Civility disallows overtaking slow people in the food line. I would ban more than 2 servings to indecisive people because they serve themselves 1, 2, 3, 4 small scoops and again reach out for 1 small scoop and that was not enough because i'm probably burning their back with my eyes, so they take 1 more scoop. Then they go to the next food item and pick out individual pieces of rice while I wait for them to decide which grain they want.
I vehemently justify my time-optimizing strategies. Close the elevator door before a sucker gets to it and delays you, spamming friends with text/msg/phone calls if they are more than 20 seconds late, airport security micro optimization by taking off shoes and removing laptop at the same time and tripping, taking stairs 2 steps at a time... are all strategies I would like to include in social behaviour protocol book.
How cheap are we? Do you refuse to pay tips because principle? Would you share the cost of that wine glass your buzzed friend ordered? If you’re a guy, do you always pay for your dates dinner or go dutch? Is being on principle a way to micro optimize?
I would choose a 35 minute bumpy bus ride instead of a marginally expensive, 12 minute taxi ride and save the money in my mental chai kitty. That 8 seconds I saved in line optimization is valid in its own place, while the 35 minute bus ride is a “green” solution and so I rationalize it well.
Other ways to save money other than not tipping, you can try being a girl. Sometimes people pay for your coffee.
I plan all my travel routes. I don’t mean the travel to another country. The last time i did that was to get to the bathroom in office. There are 2 routes to access it, one is slightly shorter but the other has the kitchen in the way. The shorter path saves me 3 seconds of time, and it makes me feel like the queen of industrial science.
I’ve optimized routes based on a formula that includes quantity of traffic signals in the route, # of doors to push open in the path, time for lift (elevator) to come down, speed of closure of elevator door and the only non-quantitative reason for a tie breaker is if the view is better (of nature or cute guys).
My ears hurt if someone asks for information you can get online. “Which is the best place to have chai?” must be answered with “Google it no?????”. What a terrible waste of my talking time! It’s 100 times worse if I have to type the answer with my poor little overworked keyboard-exhausted fingers. God knows how many friends I have lost by typing ‘Google it no (saale)!!’
Poorly researched questions don’t hurt as much as redundant sentences.
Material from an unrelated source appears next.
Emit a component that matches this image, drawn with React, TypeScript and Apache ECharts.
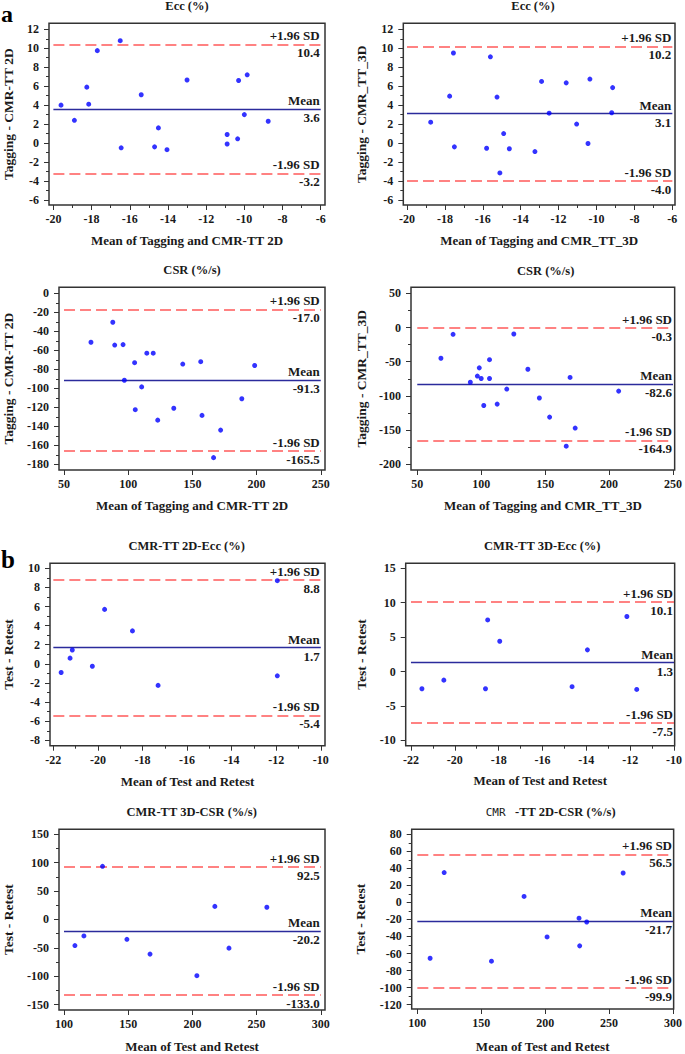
import React, { useEffect, useRef } from "react";
import * as echarts from "echarts";

const FONT = "'Liberation Serif', 'Times New Roman', serif";

// ---------- Data ----------
// a1: Ecc (%), Tagging vs CMR-TT 2D
const a1Mean = [-19.6, -18.9, -18.25, -18.15, -17.7, -16.5, -16.45, -15.4, -14.7, -14.5, -14.05, -13.0, -10.9, -10.9, -10.35, -10.3, -10.0, -9.85, -8.75];
const a1Diff = [4.0, 2.4, 5.9, 4.1, 9.75, 10.8, -0.5, 5.1, -0.4, 1.6, -0.7, 6.65, 0.9, -0.1, 0.45, 6.6, 3.0, 7.2, 2.3];
const a1Limits = [10.4, 3.6, -3.2];

// a2: Ecc (%), Tagging vs CMR_TT_3D
const a2Mean = [-18.75, -17.75, -17.55, -17.5, -15.8, -15.6, -15.25, -15.1, -14.9, -14.6, -13.25, -12.9, -12.5, -11.6, -11.05, -10.45, -10.35, -9.2, -9.15];
const a2Diff = [2.2, 4.95, 9.5, -0.4, -0.55, 9.1, 4.85, -3.15, 1.0, -0.6, -0.9, 6.5, 3.15, 6.35, 2.0, -0.05, 6.75, 3.2, 5.85];
const a2Limits = [10.2, 3.1, -4.0];

// a3: CSR (%/s), Tagging vs CMR-TT 2D
const a3Mean = [71, 88, 89.5, 96, 97, 105, 105.5, 110.5, 114.5, 119.5, 123, 135.5, 142.5, 156.5, 157.5, 172, 166.5, 188.5, 198.5];
const a3Diff = [-51.5, -30.5, -54.5, -54, -91.5, -73, -122.5, -98.5, -63, -63, -133.5, -121, -74.5, -72, -128.5, -144, -173, -111, -76];
const a3Limits = [-17.0, -91.3, -165.5];

// a4: CSR (%/s), Tagging vs CMR_TT_3D
const a4Mean = [68.5, 78, 91.5, 97, 98.5, 100, 102, 106.5, 106.5, 112.5, 120, 125.5, 136.5, 145.5, 153.5, 166.5, 169.5, 173.5, 207.5];
const a4Diff = [-45, -10, -80, -71, -59, -74.5, -114, -47, -74.5, -112, -90, -9.5, -61, -103, -131, -173.5, -73, -147, -93];
const a4Limits = [-0.3, -82.6, -164.9];

// b1: CMR-TT 2D-Ecc (%), test-retest
const b1Mean = [-21.65, -21.25, -21.15, -20.25, -19.7, -18.45, -17.3, -11.95, -11.95];
const b1Diff = [-0.9, 0.6, 1.45, -0.25, 5.7, 3.45, -2.25, 8.7, -1.25];
const b1Limits = [8.8, 1.7, -5.4];

// b2: CMR-TT 3D-Ecc (%), test-retest
const b2Mean = [-21.5, -20.5, -18.6, -18.5, -17.95, -14.65, -13.95, -12.15, -11.7];
const b2Diff = [-2.5, -1.25, -2.5, 7.5, 4.4, -2.2, 3.15, 8.0, -2.6];
const b2Limits = [10.1, 1.3, -7.5];

// b3: CMR-TT 3D-CSR (%/s), test-retest
const b3Mean = [108.5, 115.5, 130, 149, 167, 203.5, 217.5, 228.5, 258];
const b3Diff = [-46, -29, 93.5, -35, -61, -99, 23, -50.5, 21.5];
const b3Limits = [92.5, -20.2, -133.0];

// b4: CMR-TT 2D-CSR (%/s), test-retest
const b4Mean = [110, 121, 158, 183.5, 201.5, 226.5, 227, 232.5, 261];
const b4Diff = [-65.5, 35, -69, 7, -40.5, -18.5, -51, -23, 34.5];
const b4Limits = [56.5, -21.7, -99.9];

const limitNames = ["+1.96 SD", "Mean", "-1.96 SD"];

// ---------- Tick values ----------
const eccAXTicks = [-20, -18, -16, -14, -12, -10, -8, -6];
const eccAXMinor = [-19, -17, -15, -13, -11, -9, -7];
const eccAYTicks = [-6, -4, -2, 0, 2, 4, 6, 8, 10, 12];
const eccAYMinor = [-5, -3, -1, 1, 3, 5, 7, 9, 11];
const csrAXTicks = [50, 100, 150, 200, 250];
const csrA1YTicks = [-180, -160, -140, -120, -100, -80, -60, -40, -20, 0];
const csrA1YMinor = [-170, -150, -130, -110, -90, -70, -50, -30, -10];
const csrA2YTicks = [-200, -150, -100, -50, 0, 50];
const csrA2YMinor = [-175, -125, -75, -25, 25];
const eccBXTicks = [-22, -20, -18, -16, -14, -12, -10];
const eccBXMinor = [-21, -19, -17, -15, -13, -11];
const eccB1YTicks = [-8, -6, -4, -2, 0, 2, 4, 6, 8, 10];
const eccB1YMinor = [-7, -5, -3, -1, 1, 3, 5, 7, 9];
const eccB2YTicks = [-10, -5, 0, 5, 10, 15];
const csrBXTicks = [100, 150, 200, 250, 300];
const csrB1YTicks = [-150, -100, -50, 0, 50, 100, 150];
const csrB1YMinor = [-125, -75, -25, 25, 75, 125];
const csrB2YTicks = [-120, -100, -80, -60, -40, -20, 0, 20, 40, 60, 80];
const csrB2YMinor = [-110, -90, -70, -50, -30, -10, 10, 30, 50, 70];

type Panel = {
  xs: number[]; ys: number[]; lim: number[];
  grid: number[]; xr: number[]; yr: number[];
  xt: number[]; xm: number[]; yt: number[]; ym: number[];
  xName: string; yName: string; xGap: number; yGap: number;
  title: string; tx: number; ty: number; rich?: boolean;
};

const panels: Panel[] = [
  { xs: a1Mean, ys: a1Diff, lim: a1Limits, grid: [48.3, 23.3, 276.7, 181.7], xr: [-20.23, -5.775], yr: [-6.534, 12.633], xt: eccAXTicks, xm: eccAXMinor, yt: eccAYTicks, ym: eccAYMinor, xName: "Mean of Tagging and CMR-TT 2D", yName: "Tagging - CMR-TT 2D", xGap: 29, yGap: 34, title: "Ecc (%)", tx: 187, ty: 6 },
  { xs: a2Mean, ys: a2Diff, lim: a2Limits, grid: [403.3, 23.3, 271.7, 181.7], xr: [-20.195, -5.86], yr: [-6.534, 12.633], xt: eccAXTicks, xm: eccAXMinor, yt: eccAYTicks, ym: eccAYMinor, xName: "Mean of Tagging and CMR_TT_3D", yName: "Tagging - CMR_TT_3D", xGap: 29, yGap: 34.6, title: "Ecc (%)", tx: 533, ty: 6 },
  { xs: a3Mean, ys: a3Diff, lim: a3Limits, grid: [58.3, 287.3, 266.7, 182.7], xr: [46.1, 253.3], yr: [-186.0, 6.32], xt: csrAXTicks, xm: [], yt: csrA1YTicks, ym: csrA1YMinor, xName: "Mean of Tagging and CMR-TT 2D", yName: "Tagging - CMR-TT 2D", xGap: 28.5, yGap: 44, title: "CSR (%/s)", tx: 192, ty: 270 },
  { xs: a4Mean, ys: a4Diff, lim: a4Limits, grid: [411, 287.3, 264, 182.7], xr: [45.1, 251.3], yr: [-208.3, 58.77], xt: csrAXTicks, xm: [], yt: csrA2YTicks, ym: csrA2YMinor, xName: "Mean of Tagging and CMR_TT_3D", yName: "Tagging - CMR_TT_3D", xGap: 28.5, yGap: 42.3, title: "CSR (%/s)", tx: 545.7, ty: 270.7 },
  { xs: b1Mean, ys: b1Diff, lim: b1Limits, grid: [49.3, 563.3, 275.7, 182.4], xr: [-22.15, -9.81], yr: [-8.56, 10.52], xt: eccBXTicks, xm: eccBXMinor, yt: eccB1YTicks, ym: eccB1YMinor, xName: "Mean of Test and Retest", yName: "Test - Retest", xGap: 28.8, yGap: 35, title: "CMR-TT 2D-Ecc (%)", tx: 186.7, ty: 545.7 },
  { xs: b2Mean, ys: b2Diff, lim: b2Limits, grid: [405.7, 563.3, 269.3, 182.4], xr: [-22.24, -9.97], yr: [-10.78, 15.73], xt: eccBXTicks, xm: eccBXMinor, yt: eccB2YTicks, ym: [], xName: "Mean of Test and Retest", yName: "Test - Retest", xGap: 28.5, yGap: 37, title: "CMR-TT 3D-Ecc (%)", tx: 542.3, ty: 545.7 },
  { xs: b3Mean, ys: b3Diff, lim: b3Limits, grid: [58.3, 829.3, 266.7, 182.4], xr: [96.1, 303.3], yr: [-159.4, 158.7], xt: csrBXTicks, xm: [], yt: csrB1YTicks, ym: csrB1YMinor, xName: "Mean of Test and Retest", yName: "Test - Retest", xGap: 30, yGap: 44, title: "CMR-TT 3D-CSR (%/s)", tx: 191.7, ty: 811.7 },
  { xs: b4Mean, ys: b4Diff, lim: b4Limits, grid: [411.7, 829.3, 263.3, 181.4], xr: [95.6, 300.5], yr: [-125.1, 85.8], xt: csrBXTicks, xm: [], yt: csrB2YTicks, ym: csrB2YMinor, xName: "Mean of Test and Retest", yName: "Test - Retest", xGap: 31, yGap: 44, title: "-TT 2D-CSR (%/s)", tx: 550.7, ty: 812.3, rich: true },
];

const TEXT = "#1a1a1a";
const AXIS = "#333";
const RED = "#ff5a5a";
const NAVY = "#2b2b9c";

function buildOption() {
  const grid: any[] = [];
  const xAxis: any[] = [];
  const yAxis: any[] = [];
  const series: any[] = [];
  const graphic: any[] = [];
  const labelStyle = { fontFamily: FONT, fontWeight: "bold", fontSize: 12, color: TEXT };
  const nameStyle = { fontFamily: FONT, fontWeight: "bold", fontSize: 13, color: TEXT };

  panels.forEach((p, i) => {
    grid.push({
      left: p.grid[0], top: p.grid[1], width: p.grid[2], height: p.grid[3],
      show: true, borderColor: AXIS, borderWidth: 1.5, backgroundColor: "transparent",
    });
    const xi = xAxis.length;
    const yi = yAxis.length;
    xAxis.push({
      type: "value", gridIndex: i, min: p.xr[0], max: p.xr[1], position: "bottom",
      axisLine: { show: false, onZero: false }, splitLine: { show: false },
      axisTick: { show: true, length: 5, customValues: p.xt, lineStyle: { color: AXIS, width: 1 } },
      axisLabel: { show: true, customValues: p.xt, margin: 8, ...labelStyle },
      name: p.xName, nameLocation: "middle", nameGap: p.xGap, nameTextStyle: nameStyle,
    });
    xAxis.push({
      type: "value", gridIndex: i, min: p.xr[0], max: p.xr[1], position: "bottom",
      axisLine: { show: false, onZero: false }, splitLine: { show: false },
      axisLabel: { show: false },
      axisTick: p.xm.length ? { show: true, length: 3, customValues: p.xm, lineStyle: { color: AXIS, width: 1 } } : { show: false },
    });
    yAxis.push({
      type: "value", gridIndex: i, min: p.yr[0], max: p.yr[1], position: "left",
      axisLine: { show: false, onZero: false }, splitLine: { show: false },
      axisTick: { show: true, length: 5, customValues: p.yt, lineStyle: { color: AXIS, width: 1 } },
      axisLabel: { show: true, customValues: p.yt, margin: 10, ...labelStyle },
      name: p.yName, nameLocation: "middle", nameRotate: 90, nameGap: p.yGap,
      nameTextStyle: { ...nameStyle, fontSize: 13.5 },
    });
    yAxis.push({
      type: "value", gridIndex: i, min: p.yr[0], max: p.yr[1], position: "left",
      axisLine: { show: false, onZero: false }, splitLine: { show: false },
      axisLabel: { show: false },
      axisTick: p.ym.length ? { show: true, length: 3, customValues: p.ym, lineStyle: { color: AXIS, width: 1 } } : { show: false },
    });

    const x0 = p.xt[0];
    const x1 = p.xt[p.xt.length - 1];
    series.push({
      type: "scatter", xAxisIndex: xi, yAxisIndex: yi,
      data: p.xs.map((x, k) => [x, p.ys[k]]),
      symbol: "circle", symbolSize: 5,
      itemStyle: { color: "#0000ff" },
      silent: true, z: 5,
      markLine: {
        silent: true, symbol: ["none", "none"], animation: false, z: 3,
        data: p.lim.map((v, k) => [
          {
            coord: [x0, v],
            lineStyle: k === 1
              ? { color: NAVY, width: 1.4, type: "solid" }
              : { color: RED, width: 1.5, type: [11, 5] },
            label: {
              show: true, position: "insideEnd", distance: 1,
              formatter: limitNames[k] + "\n" + v.toFixed(1),
              fontFamily: FONT, fontWeight: "bold", fontSize: 13, color: TEXT, lineHeight: 17,
              align: "right",
            },
          },
          { coord: [x1, v] },
        ]),
      },
    });

    if (p.rich) {
      graphic.push({
        type: "text", x: p.tx, y: p.ty,
        style: {
          text: "{a|CMR}{b|   " + p.title + "}",
          align: "center", verticalAlign: "middle",
          rich: {
            a: { fontFamily: "'DejaVu Sans Mono', monospace", fontSize: 11, fontWeight: "normal", fill: TEXT, color: TEXT },
            b: { fontFamily: FONT, fontSize: 12.5, fontWeight: "bold", fill: TEXT, color: TEXT },
          },
        },
      });
    } else {
      graphic.push({
        type: "text", x: p.tx, y: p.ty,
        style: {
          text: p.title, fontFamily: FONT, fontSize: 12.5, fontWeight: "bold", fill: TEXT,
          align: "center", verticalAlign: "middle",
        },
      });
    }
  });

  graphic.push({
    type: "text", x: 1, y: 14,
    style: { text: "a", fontFamily: FONT, fontSize: 24, fontWeight: "bold", fill: "#000", align: "left", verticalAlign: "middle" },
  });
  graphic.push({
    type: "text", x: 1, y: 559,
    style: { text: "b", fontFamily: FONT, fontSize: 25, fontWeight: "bold", fill: "#000", align: "left", verticalAlign: "middle" },
  });

  return {
    animation: false,
    backgroundColor: "#ffffff",
    grid, xAxis, yAxis, series, graphic,
  };
}

export default function App() {
  const ref = useRef<HTMLDivElement>(null);
  useEffect(() => {
    if (!ref.current) return;
    const chart = echarts.init(ref.current, undefined, { renderer: "svg" });
    chart.setOption(buildOption() as any);
    return () => chart.dispose();
  }, []);
  return (
    <div
      ref={ref}
      style={{ position: "absolute", left: 0, top: 0, width: 685, height: 1054, background: "#fff" }}
    />
  );
}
Something like ‘Do you know the best place to have coffee in town? I am addicted to coffee. I can’t live without coffee. Everyday I have coffee. Coffee is my favourite. It is my life. It is very nice. How do others live without coffee’.
What a waste of my time to bear through those 6 sentences that meant the same. Talking more than 3 sentences in a row should be banned. I would have achieved so many heights in those 14 seconds.
Songs are the worst offenders. The song Rang De from the movie Takshak, actually says ‘Rang De, Rang De, Rang De, Rang De, Rang De, Rang De’ too many times way over the decency limit. I can’t stand that song.
Let’s collectively ban long emails, talkative people that state the obvious, Rang De song, open ended questions like ‘How’s it going’ and any question that can be answered by Google. This is, my friends, the key to an optimized and a happy nations. Hail Micro Optimization!